* [Aim of the exercise]
The entries below should be given again exactly, minus their pictures.

* [Stored records]
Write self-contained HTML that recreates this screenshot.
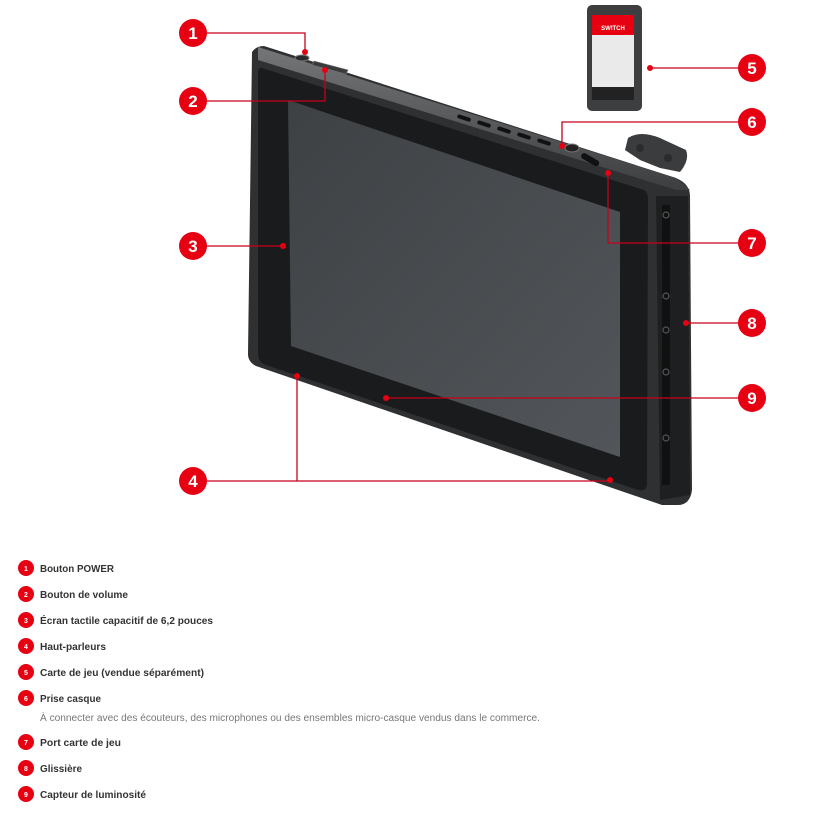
<!DOCTYPE html>
<html><head><meta charset="utf-8"><style>
body{margin:0;background:#fff;width:824px;height:822px;overflow:hidden;font-family:"Liberation Sans",sans-serif}
</style></head><body>
<svg width="824" height="822" viewBox="0 0 824 822" xmlns="http://www.w3.org/2000/svg">
<defs>
<linearGradient id="scr" x1="0" y1="0" x2="1" y2="1"><stop offset="0" stop-color="#3e4144"/><stop offset="1" stop-color="#52565a"/></linearGradient>
<linearGradient id="top" x1="0" y1="0" x2="0" y2="1"><stop offset="0" stop-color="#747678"/><stop offset="1" stop-color="#3c3e40"/></linearGradient>
</defs>
<path d="M252 52 Q256 46 264 46 L676 178 Q690 184 690 196 L692 490 Q690 506 676 505 L662 505 L256 366 Q248 362 248 354 Z" fill="#2e3032"/>
<path d="M258 47 L676 178 L690 190 L676 190 L258 60 Z" fill="url(#top)"/>
<path d="M262 68 L644 190 Q648 192 648 200 L647 484 Q646 492 638 490 L266 365 Q258 362 258 354 L258 74 Q258 67 262 68 Z" fill="#1a1b1c"/>
<path d="M288 100 L620 212 L620 457 L291 346 Z" fill="url(#scr)"/>
<path d="M656 196 L688 196 L690 495 L660 500 Z" fill="#1e1f20"/>
<rect x="662" y="205" width="8" height="280" fill="#111"/>
<g fill="none" stroke="#555" stroke-width="1.2">
<circle cx="666" cy="215" r="3"/><circle cx="666" cy="296" r="3"/><circle cx="666" cy="330" r="3"/><circle cx="666" cy="372" r="3"/><circle cx="666" cy="438" r="3"/>
</g>
<g fill="#111">
<rect x="458" y="114" width="14" height="4" rx="2" transform="rotate(18 458 114)"/>
<rect x="478" y="120" width="14" height="4" rx="2" transform="rotate(18 478 120)"/>
<rect x="498" y="126" width="14" height="4" rx="2" transform="rotate(18 498 126)"/>
<rect x="518" y="132" width="14" height="4" rx="2" transform="rotate(18 518 132)"/>
<rect x="538" y="138" width="14" height="4" rx="2" transform="rotate(18 538 138)"/>
<rect x="583" y="152" width="20" height="6" rx="3" transform="rotate(30 583 152)"/>
</g>
<ellipse cx="302" cy="58" rx="7" ry="3" fill="#2a2a2a" stroke="#777"/>
<path d="M314 61 L348 70 L346 74 L312 65 Z" fill="#3a3b3c" stroke="#777" stroke-width=".6"/>
<ellipse cx="572" cy="148" rx="7" ry="4" fill="#222" stroke="#777"/>
<path d="M628 138 Q640 130 660 138 L686 150 Q690 160 680 172 L660 168 L640 160 L625 150 Z" fill="#3a3c3e"/>
<circle cx="640" cy="148" r="4" fill="#2a2b2c"/><circle cx="668" cy="158" r="4" fill="#2a2b2c"/>
<rect x="587" y="5" width="55" height="106" rx="5" fill="#3c3e40"/>
<rect x="592" y="15" width="42" height="72" fill="#eaeaea"/>
<rect x="592" y="15" width="42" height="20" fill="#e60012"/>
<text x="613" y="30" font-size="6" fill="#fff" font-weight="bold" text-anchor="middle">SWITCH</text>
<rect x="592" y="87" width="42" height="13" fill="#222"/>
<g stroke="#c8001a" stroke-width="1.3" fill="none">
<polyline points="193,33 305,33 305,52"/>
<polyline points="193,101 325,101 325,70"/>
<line x1="193" y1="246" x2="283" y2="246"/>
<polyline points="193,481 610,481"/><polyline points="297,373 297,481"/>
<line x1="650" y1="68" x2="752" y2="68"/>
<polyline points="752,122 562,122 562,146"/>
<polyline points="752,243 608,243 608,173"/>
<line x1="686" y1="323" x2="752" y2="323"/>
<line x1="386" y1="398" x2="752" y2="398"/>
</g>
<g fill="#e60012">
<circle cx="305" cy="52" r="3"/><circle cx="325" cy="70" r="3"/><circle cx="283" cy="246" r="3"/>
<circle cx="297" cy="376" r="3"/><circle cx="610" cy="480" r="3"/><circle cx="650" cy="68" r="3"/>
<circle cx="562" cy="146" r="3"/><circle cx="608" cy="173" r="3"/><circle cx="686" cy="323" r="3"/><circle cx="386" cy="398" r="3"/>
</g>
<g font-size="17" font-weight="bold" fill="#fff" text-anchor="middle">
<circle cx="193" cy="33" r="14" fill="#e60012"/><text x="193" y="39">1</text>
<circle cx="193" cy="101" r="14" fill="#e60012"/><text x="193" y="107">2</text>
<circle cx="193" cy="246" r="14" fill="#e60012"/><text x="193" y="252">3</text>
<circle cx="193" cy="481" r="14" fill="#e60012"/><text x="193" y="487">4</text>
<circle cx="752" cy="68" r="14" fill="#e60012"/><text x="752" y="74">5</text>
<circle cx="752" cy="122" r="14" fill="#e60012"/><text x="752" y="128">6</text>
<circle cx="752" cy="243" r="14" fill="#e60012"/><text x="752" y="249">7</text>
<circle cx="752" cy="323" r="14" fill="#e60012"/><text x="752" y="329">8</text>
<circle cx="752" cy="398" r="14" fill="#e60012"/><text x="752" y="404">9</text>
</g>
<g font-size="7" font-weight="bold" fill="#fff" text-anchor="middle">
<circle cx="26" cy="568" r="8" fill="#e60012"/><text x="26" y="571">1</text>
<circle cx="26" cy="594" r="8" fill="#e60012"/><text x="26" y="597">2</text>
<circle cx="26" cy="620" r="8" fill="#e60012"/><text x="26" y="623">3</text>
<circle cx="26" cy="646" r="8" fill="#e60012"/><text x="26" y="649">4</text>
<circle cx="26" cy="672" r="8" fill="#e60012"/><text x="26" y="675">5</text>
<circle cx="26" cy="698" r="8" fill="#e60012"/><text x="26" y="701">6</text>
<circle cx="26" cy="742" r="8" fill="#e60012"/><text x="26" y="745">7</text>
<circle cx="26" cy="768" r="8" fill="#e60012"/><text x="26" y="771">8</text>
<circle cx="26" cy="794" r="8" fill="#e60012"/><text x="26" y="797">9</text>
</g>
<g font-size="10.5" font-weight="bold" fill="#333">
<text x="40" y="572" textLength="74" lengthAdjust="spacingAndGlyphs">Bouton POWER</text>
<text x="40" y="598" textLength="88" lengthAdjust="spacingAndGlyphs">Bouton de volume</text>
<text x="40" y="624" textLength="173" lengthAdjust="spacingAndGlyphs">Écran tactile capacitif de 6,2 pouces</text>
<text x="40" y="650" textLength="66" lengthAdjust="spacingAndGlyphs">Haut-parleurs</text>
<text x="40" y="676" textLength="164" lengthAdjust="spacingAndGlyphs">Carte de jeu (vendue séparément)</text>
<text x="40" y="702" textLength="61" lengthAdjust="spacingAndGlyphs">Prise casque</text>
<text x="40" y="746" textLength="81" lengthAdjust="spacingAndGlyphs">Port carte de jeu</text>
<text x="40" y="772" textLength="42" lengthAdjust="spacingAndGlyphs">Glissière</text>
<text x="40" y="798" textLength="106" lengthAdjust="spacingAndGlyphs">Capteur de luminosité</text>
</g>
<text x="40" y="721" font-size="10" fill="#777" textLength="500" lengthAdjust="spacingAndGlyphs">À connecter avec des écouteurs, des microphones ou des ensembles micro-casque vendus dans le commerce.</text>
</svg>
</body></html>
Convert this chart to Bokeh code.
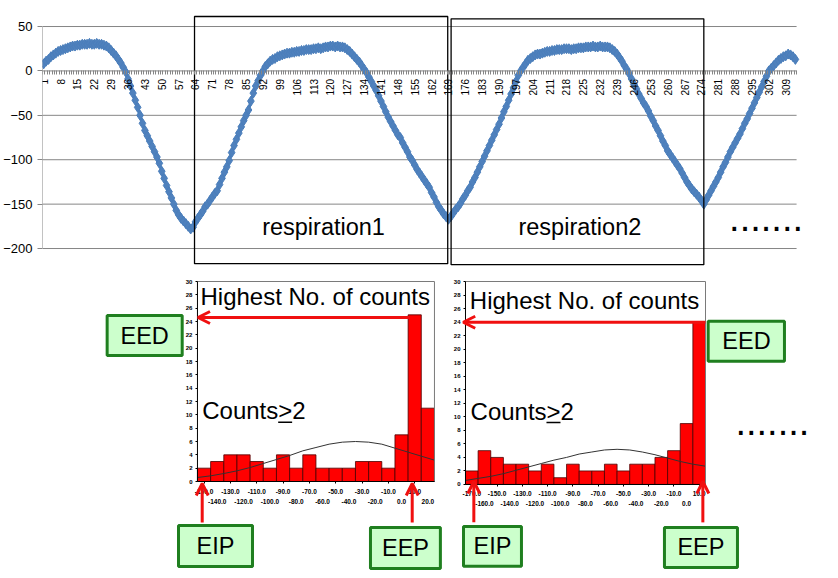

* [Expected answer]
Write self-contained HTML that recreates this screenshot.
<!DOCTYPE html>
<html><head><meta charset="utf-8"><style>
body{margin:0;background:#fff;width:824px;height:822px;overflow:hidden;font-family:"Liberation Sans",sans-serif}
</style></head><body>
<svg width="824" height="822" viewBox="0 0 824 822" xmlns="http://www.w3.org/2000/svg">
<defs>
<linearGradient id="scr" x1="0" y1="0" x2="1" y2="1"><stop offset="0" stop-color="#3e4144"/><stop offset="1" stop-color="#52565a"/></linearGradient>
<linearGradient id="top" x1="0" y1="0" x2="0" y2="1"><stop offset="0" stop-color="#747678"/><stop offset="1" stop-color="#3c3e40"/></linearGradient>
</defs>
<path d="M252 52 Q256 46 264 46 L676 178 Q690 184 690 196 L692 490 Q690 506 676 505 L662 505 L256 366 Q248 362 248 354 Z" fill="#2e3032"/>
<path d="M258 47 L676 178 L690 190 L676 190 L258 60 Z" fill="url(#top)"/>
<path d="M262 68 L644 190 Q648 192 648 200 L647 484 Q646 492 638 490 L266 365 Q258 362 258 354 L258 74 Q258 67 262 68 Z" fill="#1a1b1c"/>
<path d="M288 100 L620 212 L620 457 L291 346 Z" fill="url(#scr)"/>
<path d="M656 196 L688 196 L690 495 L660 500 Z" fill="#1e1f20"/>
<rect x="662" y="205" width="8" height="280" fill="#111"/>
<g fill="none" stroke="#555" stroke-width="1.2">
<circle cx="666" cy="215" r="3"/><circle cx="666" cy="296" r="3"/><circle cx="666" cy="330" r="3"/><circle cx="666" cy="372" r="3"/><circle cx="666" cy="438" r="3"/>
</g>
<g fill="#111">
<rect x="458" y="114" width="14" height="4" rx="2" transform="rotate(18 458 114)"/>
<rect x="478" y="120" width="14" height="4" rx="2" transform="rotate(18 478 120)"/>
<rect x="498" y="126" width="14" height="4" rx="2" transform="rotate(18 498 126)"/>
<rect x="518" y="132" width="14" height="4" rx="2" transform="rotate(18 518 132)"/>
<rect x="538" y="138" width="14" height="4" rx="2" transform="rotate(18 538 138)"/>
<rect x="583" y="152" width="20" height="6" rx="3" transform="rotate(30 583 152)"/>
</g>
<ellipse cx="302" cy="58" rx="7" ry="3" fill="#2a2a2a" stroke="#777"/>
<path d="M314 61 L348 70 L346 74 L312 65 Z" fill="#3a3b3c" stroke="#777" stroke-width=".6"/>
<ellipse cx="572" cy="148" rx="7" ry="4" fill="#222" stroke="#777"/>
<path d="M628 138 Q640 130 660 138 L686 150 Q690 160 680 172 L660 168 L640 160 L625 150 Z" fill="#3a3c3e"/>
<circle cx="640" cy="148" r="4" fill="#2a2b2c"/><circle cx="668" cy="158" r="4" fill="#2a2b2c"/>
<rect x="587" y="5" width="55" height="106" rx="5" fill="#3c3e40"/>
<rect x="592" y="15" width="42" height="72" fill="#eaeaea"/>
<rect x="592" y="15" width="42" height="20" fill="#e60012"/>
<text x="613" y="30" font-size="6" fill="#fff" font-weight="bold" text-anchor="middle">SWITCH</text>
<rect x="592" y="87" width="42" height="13" fill="#222"/>
<g stroke="#c8001a" stroke-width="1.3" fill="none">
<polyline points="193,33 305,33 305,52"/>
<polyline points="193,101 325,101 325,70"/>
<line x1="193" y1="246" x2="283" y2="246"/>
<polyline points="193,481 610,481"/><polyline points="297,373 297,481"/>
<line x1="650" y1="68" x2="752" y2="68"/>
<polyline points="752,122 562,122 562,146"/>
<polyline points="752,243 608,243 608,173"/>
<line x1="686" y1="323" x2="752" y2="323"/>
<line x1="386" y1="398" x2="752" y2="398"/>
</g>
<g fill="#e60012">
<circle cx="305" cy="52" r="3"/><circle cx="325" cy="70" r="3"/><circle cx="283" cy="246" r="3"/>
<circle cx="297" cy="376" r="3"/><circle cx="610" cy="480" r="3"/><circle cx="650" cy="68" r="3"/>
<circle cx="562" cy="146" r="3"/><circle cx="608" cy="173" r="3"/><circle cx="686" cy="323" r="3"/><circle cx="386" cy="398" r="3"/>
</g>
<g font-size="17" font-weight="bold" fill="#fff" text-anchor="middle">
<circle cx="193" cy="33" r="14" fill="#e60012"/><text x="193" y="39">1</text>
<circle cx="193" cy="101" r="14" fill="#e60012"/><text x="193" y="107">2</text>
<circle cx="193" cy="246" r="14" fill="#e60012"/><text x="193" y="252">3</text>
<circle cx="193" cy="481" r="14" fill="#e60012"/><text x="193" y="487">4</text>
<circle cx="752" cy="68" r="14" fill="#e60012"/><text x="752" y="74">5</text>
<circle cx="752" cy="122" r="14" fill="#e60012"/><text x="752" y="128">6</text>
<circle cx="752" cy="243" r="14" fill="#e60012"/><text x="752" y="249">7</text>
<circle cx="752" cy="323" r="14" fill="#e60012"/><text x="752" y="329">8</text>
<circle cx="752" cy="398" r="14" fill="#e60012"/><text x="752" y="404">9</text>
</g>
<g font-size="7" font-weight="bold" fill="#fff" text-anchor="middle">
<circle cx="26" cy="568" r="8" fill="#e60012"/><text x="26" y="571">1</text>
<circle cx="26" cy="594" r="8" fill="#e60012"/><text x="26" y="597">2</text>
<circle cx="26" cy="620" r="8" fill="#e60012"/><text x="26" y="623">3</text>
<circle cx="26" cy="646" r="8" fill="#e60012"/><text x="26" y="649">4</text>
<circle cx="26" cy="672" r="8" fill="#e60012"/><text x="26" y="675">5</text>
<circle cx="26" cy="698" r="8" fill="#e60012"/><text x="26" y="701">6</text>
<circle cx="26" cy="742" r="8" fill="#e60012"/><text x="26" y="745">7</text>
<circle cx="26" cy="768" r="8" fill="#e60012"/><text x="26" y="771">8</text>
<circle cx="26" cy="794" r="8" fill="#e60012"/><text x="26" y="797">9</text>
</g>
<g font-size="10.5" font-weight="bold" fill="#333">
<text x="40" y="572" textLength="74" lengthAdjust="spacingAndGlyphs">Bouton POWER</text>
<text x="40" y="598" textLength="88" lengthAdjust="spacingAndGlyphs">Bouton de volume</text>
<text x="40" y="624" textLength="173" lengthAdjust="spacingAndGlyphs">Écran tactile capacitif de 6,2 pouces</text>
<text x="40" y="650" textLength="66" lengthAdjust="spacingAndGlyphs">Haut-parleurs</text>
<text x="40" y="676" textLength="164" lengthAdjust="spacingAndGlyphs">Carte de jeu (vendue séparément)</text>
<text x="40" y="702" textLength="61" lengthAdjust="spacingAndGlyphs">Prise casque</text>
<text x="40" y="746" textLength="81" lengthAdjust="spacingAndGlyphs">Port carte de jeu</text>
<text x="40" y="772" textLength="42" lengthAdjust="spacingAndGlyphs">Glissière</text>
<text x="40" y="798" textLength="106" lengthAdjust="spacingAndGlyphs">Capteur de luminosité</text>
</g>
<text x="40" y="721" font-size="10" fill="#777" textLength="500" lengthAdjust="spacingAndGlyphs">À connecter avec des écouteurs, des microphones ou des ensembles micro-casque vendus dans le commerce.</text>
</svg>
</body></html>
Convert this chart to Bokeh code.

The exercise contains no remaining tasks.